The challenge with using break-even as a guidepost exclusively, particularly in the case of married couples, is that the combined life expectancy of the couple is sometimes considered because it may be harder to conceptualize, said Schreiber.
Instead, using a tool like the one found on www.longevityillustrator.org can show the likelihood of a couple of various ages and health histories, living to advanced ages. “The reality is that people tend to underestimate how long they will live and, in so doing, how long they will spend in retirement,” she said.
6. Think household. Schreiber also noted the importance of making the Social Security claiming decision a household decision. “Social Security, for most, is the foundation of a solid retirement income plan,” she said. “Making the wrong choice can be disastrous to the longevity of both income and the other assets earmarked for retirement.
This becomes particularly crucial when working with couples in which there is a marked disparity in income benefits.
“The claiming age choice of the higher earner will have lasting effects on the surviving spouse and couples often don’t understand the complexities of Social Security enough to consider the effect of an early/reduced claim on survivor income,” she said. “Even if the higher wage earner has compromised health, it may still make sense to consider waiting until at least full retirement age to file, even to age 70 if possible, and instead, consider having the lower wage earner file earlier to supplement retirement income.”
This strategy, Schreiber said, would provide for a modest Social Security income benefit while preserving the higher wage earner’s monthly income for the survivor.
One-size does not fit all
Not everyone is not the same and people have different financial challenges, health, and retirement goals, as well as different marital status, education, and income.

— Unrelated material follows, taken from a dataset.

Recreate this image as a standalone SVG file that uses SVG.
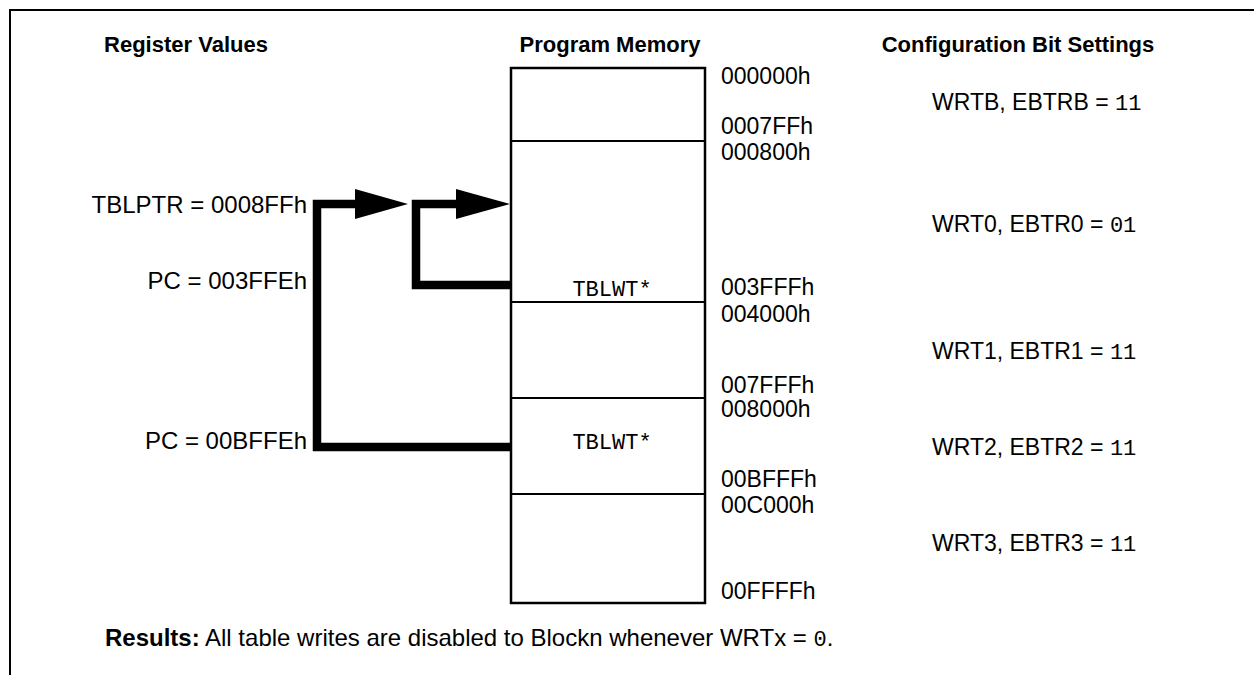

“Some people may benefit from early claiming, such as those in poor health, while others would benefit financially for delaying claiming until age 67 or as late as age 70, especially those who have longer life expectancy,” said Fichtner.
Bairoliya is in complete agreement; “There would still be a small fraction of people for whom it would make sense to claim before their normal retirement age, not 62 though,” she said. “It does not make sense.”